• [Task prompt]
Output the material word for word. Leave each picture out.

• [Data extract]

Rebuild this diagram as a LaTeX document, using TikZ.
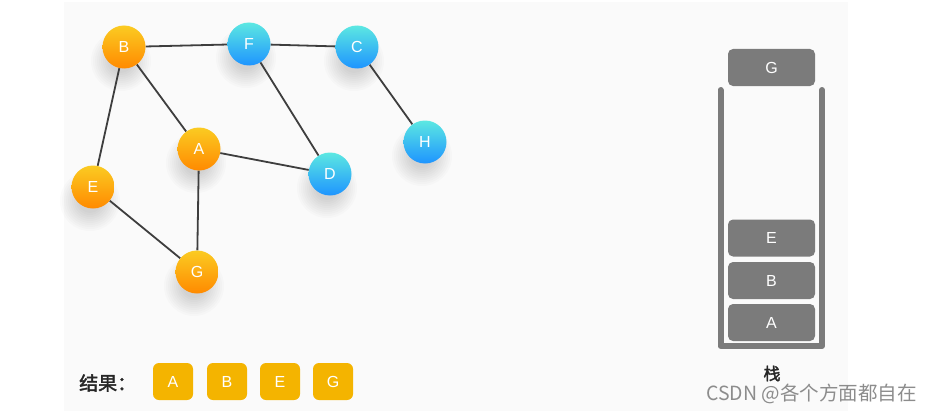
\documentclass[tikz,border=0pt]{standalone}
\usepackage{fontspec}
\setmainfont{Liberation Sans}
\newfontfamily\cjk{Noto Sans CJK SC}[AutoFakeBold=2]
\definecolor{panel}{HTML}{FAFAFA}
\definecolor{oTop}{HTML}{FBCB22}
\definecolor{oBot}{HTML}{FF8A00}
\definecolor{bTop}{HTML}{5CE8E2}
\definecolor{bBot}{HTML}{1E94FF}
\definecolor{edgecol}{HTML}{3E3E3E}
\definecolor{stackgray}{HTML}{7B7B7B}
\definecolor{resy}{HTML}{F4B400}
\definecolor{wm}{HTML}{8C8C8C}
\pgfdeclarelayer{bg}
\pgfdeclarelayer{shadows}
\pgfdeclarelayer{edges}
\pgfsetlayers{bg,shadows,edges,main}
\tikzset{
  vert/.style={circle, minimum size=43pt, inner sep=0pt, text=white, font=\fontsize{16}{16}\selectfont},
  orangev/.style={vert, top color=oTop, bottom color=oBot},
  bluev/.style={vert, top color=bTop, bottom color=bBot},
  shadring/.style={fill=black, fill opacity=0.015},
  link/.style={draw=edgecol, line width=1.8pt},
  sbox/.style={rectangle, rounded corners=5pt, fill=stackgray, minimum width=87pt, minimum height=37pt, inner sep=0pt, text=white, font=\fontsize{16}{16}\selectfont},
  rbox/.style={rectangle, rounded corners=6pt, fill=resy, minimum width=40pt, minimum height=37pt, inner sep=0pt, text=white, font=\fontsize{16}{16}\selectfont},
  wall/.style={draw=stackgray, line width=6pt, line cap=round, line join=round}
}
\begin{document}
\begin{tikzpicture}[x=1pt,y=-1pt]
\useasboundingbox (0,0) rectangle (933,412);
\begin{pgfonlayer}{bg}
\fill[panel] (64,2) rectangle (848,411);
\end{pgfonlayer}
% vertices
\node[orangev] (B) at (124,47) {B};
\node[bluev] (F) at (249,44) {F};
\node[bluev] (C) at (357,47) {C};
\node[bluev] (H) at (425,142) {H};
\node[orangev] (A) at (199,149) {A};
\node[bluev] (D) at (330,174) {D};
\node[orangev] (E) at (93,187) {E};
\node[orangev] (G) at (197,272) {G};
\begin{pgfonlayer}{shadows}
  \foreach \n in {B,F,C,H,A,D,E,G}
    \foreach \r in {12,14,...,31}
      \fill[shadring] ([shift={(-3,14)}]\n.center) circle (\r pt);
\end{pgfonlayer}
\begin{pgfonlayer}{edges}
  \draw[link] (B) -- (F);
  \draw[link] (F) -- (C);
  \draw[link] (C) -- (H);
  \draw[link] (B) -- (A);
  \draw[link] (B) -- (E);
  \draw[link] (F) -- (D);
  \draw[link] (A) -- (D);
  \draw[link] (A) -- (G);
  \draw[link] (E) -- (G);
\end{pgfonlayer}
% stack
\coordinate (wTL) at (720.5,90);
\coordinate (wBL) at (720.5,346);
\coordinate (wBR) at (822,346);
\coordinate (wTR) at (822,90);
\draw[wall] (wTL) -- (wBL) -- (wBR) -- (wTR);
\node[sbox] (sG) at (771.5,67.5) {G};
\node[sbox] (sE) at (771.5,238) {E};
\node[sbox] (sB) at (771.5,280.5) {B};
\node[sbox] (sA) at (771.5,322.5) {A};
\node[font=\cjk\bfseries\fontsize{17}{17}\selectfont, text=black!85, inner sep=0pt] (stk) at (772,373.5) {栈};
% result
\node[anchor=west, font=\cjk\bfseries\fontsize{19}{19}\selectfont, text=black!85, inner sep=0pt] (res) at (79,383) {结果：};
\node[rbox] (rA) at (173,381.5) {A};
\node[rbox] (rB) at (227,381.5) {B};
\node[rbox] (rE) at (280,381.5) {E};
\node[rbox] (rG) at (333,381.5) {G};
% watermark
\node[anchor=west, inner sep=0pt, text=wm, font=\cjk\fontsize{19.5}{19.5}\selectfont] (wmk) at (706,394) {CSDN @各个方面都自在};
\end{tikzpicture}
\end{document}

• [Answer for the task]
Rebuild this diagram as a LaTeX document, using TikZ.
\documentclass[tikz,border=0pt]{standalone}
\usepackage{fontspec}
\setmainfont{Liberation Sans}
\newfontfamily\cjk{Noto Sans CJK SC}[AutoFakeBold=2]
\definecolor{panel}{HTML}{FAFAFA}
\definecolor{oTop}{HTML}{FBCB22}
\definecolor{oBot}{HTML}{FF8A00}
\definecolor{bTop}{HTML}{5CE8E2}
\definecolor{bBot}{HTML}{1E94FF}
\definecolor{edgecol}{HTML}{3E3E3E}
\definecolor{stackgray}{HTML}{7B7B7B}
\definecolor{resy}{HTML}{F4B400}
\definecolor{wm}{HTML}{8C8C8C}
\pgfdeclarelayer{bg}
\pgfdeclarelayer{shadows}
\pgfdeclarelayer{edges}
\pgfsetlayers{bg,shadows,edges,main}
\tikzset{
  vert/.style={circle, minimum size=43pt, inner sep=0pt, text=white, font=\fontsize{16}{16}\selectfont},
  orangev/.style={vert, top color=oTop, bottom color=oBot},
  bluev/.style={vert, top color=bTop, bottom color=bBot},
  shadring/.style={fill=black, fill opacity=0.015},
  link/.style={draw=edgecol, line width=1.8pt},
  sbox/.style={rectangle, rounded corners=5pt, fill=stackgray, minimum width=87pt, minimum height=37pt, inner sep=0pt, text=white, font=\fontsize{16}{16}\selectfont},
  rbox/.style={rectangle, rounded corners=6pt, fill=resy, minimum width=40pt, minimum height=37pt, inner sep=0pt, text=white, font=\fontsize{16}{16}\selectfont},
  wall/.style={draw=stackgray, line width=6pt, line cap=round, line join=round}
}
\begin{document}
\begin{tikzpicture}[x=1pt,y=-1pt]
\useasboundingbox (0,0) rectangle (933,412);
\begin{pgfonlayer}{bg}
\fill[panel] (64,2) rectangle (848,411);
\end{pgfonlayer}
% vertices
\node[orangev] (B) at (124,47) {B};
\node[bluev] (F) at (249,44) {F};
\node[bluev] (C) at (357,47) {C};
\node[bluev] (H) at (425,142) {H};
\node[orangev] (A) at (199,149) {A};
\node[bluev] (D) at (330,174) {D};
\node[orangev] (E) at (93,187) {E};
\node[orangev] (G) at (197,272) {G};
\begin{pgfonlayer}{shadows}
  \foreach \n in {B,F,C,H,A,D,E,G}
    \foreach \r in {12,14,...,31}
      \fill[shadring] ([shift={(-3,14)}]\n.center) circle (\r pt);
\end{pgfonlayer}
\begin{pgfonlayer}{edges}
  \draw[link] (B) -- (F);
  \draw[link] (F) -- (C);
  \draw[link] (C) -- (H);
  \draw[link] (B) -- (A);
  \draw[link] (B) -- (E);
  \draw[link] (F) -- (D);
  \draw[link] (A) -- (D);
  \draw[link] (A) -- (G);
  \draw[link] (E) -- (G);
\end{pgfonlayer}
% stack
\coordinate (wTL) at (720.5,90);
\coordinate (wBL) at (720.5,346);
\coordinate (wBR) at (822,346);
\coordinate (wTR) at (822,90);
\draw[wall] (wTL) -- (wBL) -- (wBR) -- (wTR);
\node[sbox] (sG) at (771.5,67.5) {G};
\node[sbox] (sE) at (771.5,238) {E};
\node[sbox] (sB) at (771.5,280.5) {B};
\node[sbox] (sA) at (771.5,322.5) {A};
\node[font=\cjk\bfseries\fontsize{17}{17}\selectfont, text=black!85, inner sep=0pt] (stk) at (772,373.5) {栈};
% result
\node[anchor=west, font=\cjk\bfseries\fontsize{19}{19}\selectfont, text=black!85, inner sep=0pt] (res) at (79,383) {结果：};
\node[rbox] (rA) at (173,381.5) {A};
\node[rbox] (rB) at (227,381.5) {B};
\node[rbox] (rE) at (280,381.5) {E};
\node[rbox] (rG) at (333,381.5) {G};
% watermark
\node[anchor=west, inner sep=0pt, text=wm, font=\cjk\fontsize{19.5}{19.5}\selectfont] (wmk) at (706,394) {CSDN @各个方面都自在};
\end{tikzpicture}
\end{document}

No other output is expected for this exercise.